There really were kids like the kids in this movie. The documentary 80 Blocks From Tiffany’s, which came out the same year as The Warriors, tells the story of Bronx teenagers who were in gangs with names like the Savage Skulls and the Glory Stompers, and who wore crew uniforms as elaborate and distinctive as the ones you see here. (The whole documentary is on YouTube; have fun.) But knowing that doesn’t make this movie feel any less mythic. It opens with the various gangs of the city converging on a Bronx park to hear Cyrus, the leader of the city’s biggest gang, give a rousing speech on how they should all team up to fight cops. The movie presents Cyrus as a hero and this fight-the-cops approach as a really good idea. It never judges these kids. But it also pounds home the idea that there are total sociopaths out there who will use those criminal enterprises as reasons to just cause chaos. Which explains why Cyrus ends his speech by getting shot. Luther, the leader of the Rogues and the movie’s villain, makes for a chilling bad guy because he has absolutely no motive for the shit he does. “I like doing stuff like that,” he sneers, and that’s good enough.

The Warriors, the Coney Island crew accused of the killing, end up fighting five or six gangs on their way back home, and the relentless pace of the movie still gives the characters a bit of room to establish themselves. There are no origin stories here, and we never find out who these kids are outside their involvement in the gang. We never learn if there are more Warriors down in Coney Island, or why this gang, like so many of the others, is more racially mixed than any gang that exists in real life. We don’t learn anything about these kids’ parents or the jobs they work when they aren’t fighting each other.


But we learn what we need to learn about the characters. Swan, the Warriors’ de facto head, is an absolute cold-blooded asshole to Mercy, the girl he meets along the way, but he’s a tough and decisive leader who cares about getting his whole team home to Coney Island. Ajax is a mouthy homophobe and attempted rapist who throws surly challenges at everyone all the time, but he’s also a really good hand-to-hand fighter who doesn’t shrink from confrontations and saves his friends from getting hurt. Rembrandt, the crew’s delicate, magnificently Afro’d graffiti writer, is obviously gay, though nobody ever mentions it. Cowboy has a hat. These are characters.

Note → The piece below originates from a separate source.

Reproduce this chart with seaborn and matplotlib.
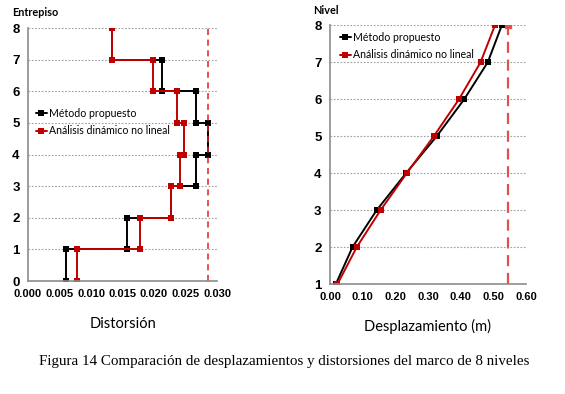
import matplotlib
matplotlib.use('Agg')
import matplotlib.pyplot as plt
import numpy as np
import pandas as pd
import seaborn as sns

# story drifts (stories 1..8)
stories = [1, 2, 3, 4, 5, 6, 7, 8]
drift_metodo = [0.0060, 0.0157, 0.0227, 0.0267, 0.0285, 0.0267, 0.0212, 0.0134]
drift_andnl = [0.0078, 0.0178, 0.0227, 0.0242, 0.0247, 0.0237, 0.0198, 0.0134]
drift_limit = 0.0285

# level displacements (levels 1..8)
niveles = [1, 2, 3, 4, 5, 6, 7, 8]
desp_metodo = [0.018, 0.069, 0.143, 0.233, 0.327, 0.411, 0.483, 0.526]
desp_andnl = [0.023, 0.082, 0.155, 0.235, 0.318, 0.395, 0.461, 0.505]
desp_limit = 0.545

lab_m = 'Método propuesto'
lab_a = 'Análisis dinámico no lineal'
black = '#000000'
red = '#c00000'


def steps(drifts, name):
    # each story drawn as a vertical segment between floors
    rows = []
    for s, d in zip(stories, drifts):
        rows.append({'x': d, 'y': s - 1, 'serie': name})
        rows.append({'x': d, 'y': s, 'serie': name})
    return rows


df_d = pd.DataFrame(steps(drift_metodo, lab_m) + steps(drift_andnl, lab_a))
df_n = pd.DataFrame(
    [{'x': x, 'y': n, 'serie': lab_m} for n, x in zip(niveles, desp_metodo)] +
    [{'x': x, 'y': n, 'serie': lab_a} for n, x in zip(niveles, desp_andnl)])

sns.set_style('white')
plt.rcParams['font.family'] = ['Liberation Sans', 'DejaVu Sans']
plt.rcParams['text.color'] = 'black'
plt.rcParams['xtick.color'] = 'black'
plt.rcParams['ytick.color'] = 'black'
plt.rcParams['axes.labelcolor'] = 'black'

fig = plt.figure(figsize=(5.65, 3.94), dpi=100)
ax1 = fig.add_axes([0.0496, 0.2868, 0.3345, 0.642])
ax2 = fig.add_axes([0.584, 0.279, 0.347, 0.657])

pal = {lab_m: black, lab_a: red}

sns.lineplot(data=df_d, x='x', y='y', hue='serie', palette=pal, sort=False,
             estimator=None, units='serie', marker='s', markersize=4.5,
             markeredgewidth=0, linewidth=1.4, ax=ax1)
ax1.axvline(drift_limit, color='#e02020', ls=(0, (4, 3)), lw=1.1)

sns.lineplot(data=df_n, x='x', y='y', hue='serie', palette=pal, sort=False,
             estimator=None, units='serie', marker='s', markersize=4.5,
             markeredgewidth=0, linewidth=1.4, ax=ax2)
ax2.plot([desp_limit, desp_limit], [1, 8], color='#e05050', ls=(0, (5, 3)),
         lw=1.6)
ax2.plot([desp_limit], [8], 's', color='#e05050', ms=5)

tickfont = {'family': 'Liberation Sans', 'weight': 'bold'}
labfont = {'family': 'Lato', 'size': 10.5}
legfont = {'family': 'Lato', 'size': 7.6}

ax1.set_xlim(0, 0.030)
ax1.set_ylim(0, 8)
ax1.set_xticks(np.arange(0, 0.0301, 0.005))
ax1.set_xticklabels([f'{v:.3f}' for v in np.arange(0, 0.0301, 0.005)],
                    fontdict=tickfont, fontsize=8)
ax1.set_yticks(range(0, 9))
ax1.set_yticklabels([str(i) for i in range(0, 9)], fontdict=tickfont,
                    fontsize=9.5)
ax1.set_xlabel('Distorsión', fontdict=labfont, labelpad=13)
ax1.set_ylabel('')

ax2.set_xlim(0, 0.60)
ax2.set_ylim(1, 8)
ax2.set_xticks(np.arange(0, 0.601, 0.1))
ax2.set_xticklabels([f'{v:.2f}' for v in np.arange(0, 0.601, 0.1)],
                    fontdict=tickfont, fontsize=8)
ax2.set_yticks(range(1, 9))
ax2.set_yticklabels([str(i) for i in range(1, 9)], fontdict=tickfont,
                    fontsize=9.5)
ax2.set_xlabel('Desplazamiento (m)', fontdict=labfont, labelpad=12)
ax2.set_ylabel('')

for ax in (ax1, ax2):
    ax.grid(False)
    ax.yaxis.grid(True, color='#a0a0a0', ls=(0, (1.5, 1.5)), lw=0.8)
    ax.set_axisbelow(True)
    for s in ('top', 'right'):
        ax.spines[s].set_visible(False)
    for s in ('left', 'bottom'):
        ax.spines[s].set_color('#8c8c8c')
        ax.spines[s].set_linewidth(1.2)
    ax.tick_params(length=0, pad=6)

leg1 = ax1.legend(loc='upper left', bbox_to_anchor=(0.02, 0.70), frameon=False,
                  handlelength=1.0, handletextpad=0.2, labelspacing=0.6,
                  borderaxespad=0, prop=legfont)
leg1.set_zorder(10)
leg2 = ax2.legend(loc='upper left', bbox_to_anchor=(0.03, 0.99), frameon=False,
                  handlelength=1.0, handletextpad=0.2, labelspacing=0.6,
                  borderaxespad=0, prop=legfont)
leg2.set_zorder(10)

fig.text(12 / 565, 1 - 12 / 394, 'Entrepiso', family='Lato', weight='bold',
         fontsize=7.8, va='center', ha='left')
fig.text(313 / 565, 1 - 11 / 394, 'Nivel', family='Lato', weight='bold',
         fontsize=7.8, va='center', ha='left')
fig.text(0.503, 1 - 362 / 394,
         'Figura 14 Comparación de desplazamientos y distorsiones del marco de 8 niveles',
         family='Liberation Serif', fontsize=10.8, ha='center', va='center',
         color='black')

fig.savefig('out.png', dpi=100)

Also, the fights are a whole lot better than most of what you’ll see in cheap American movies from the ’70s. The Warriors didn’t have the budget for a real stunt team, so stunt coordinator Craig Baxley (who went on to direct great-in-their-own-way action movies like Action Jackson and Stone Cold) had to teach the actors how to fight on-camera. The fistfights—the train-station showdown with the cops, the park brawl with the Baseball Furies, the bathroom scuffle with the Punks—are all intense and impactful, and they all move the story forward. We don’t get the satisfaction of a final rumble with the Rogues, but that only means the movie is true to the slimy psychopath character it’s created in Luther. And David Patrick Kelly, the hatchet-faced actor who played Luther, gave him that iconic bottle-clinking moment that ultimately turned out to be a whole lot more memorable than any fight could’ve been.

Upon its release, Paramount pulled advertising for the movie and allowed theaters to stop showing it. There’d been a few violent incidents, including a few killings, around screenings of the movie, and a whole lot of people considered it to be a public menace. Today, that seems ridiculous: This is a deeply cartoonish and stylized fantasy with no real pretensions at reality. Hill’s previous movie, the great car-chase flick The Driver, was the sort of existential B-movie where the main characters don’t even have names. The Warriors is very much cut from that cloth. It’s a movie that builds its own universe, and it’s our misfortune that we’ll never get to live in a world like it.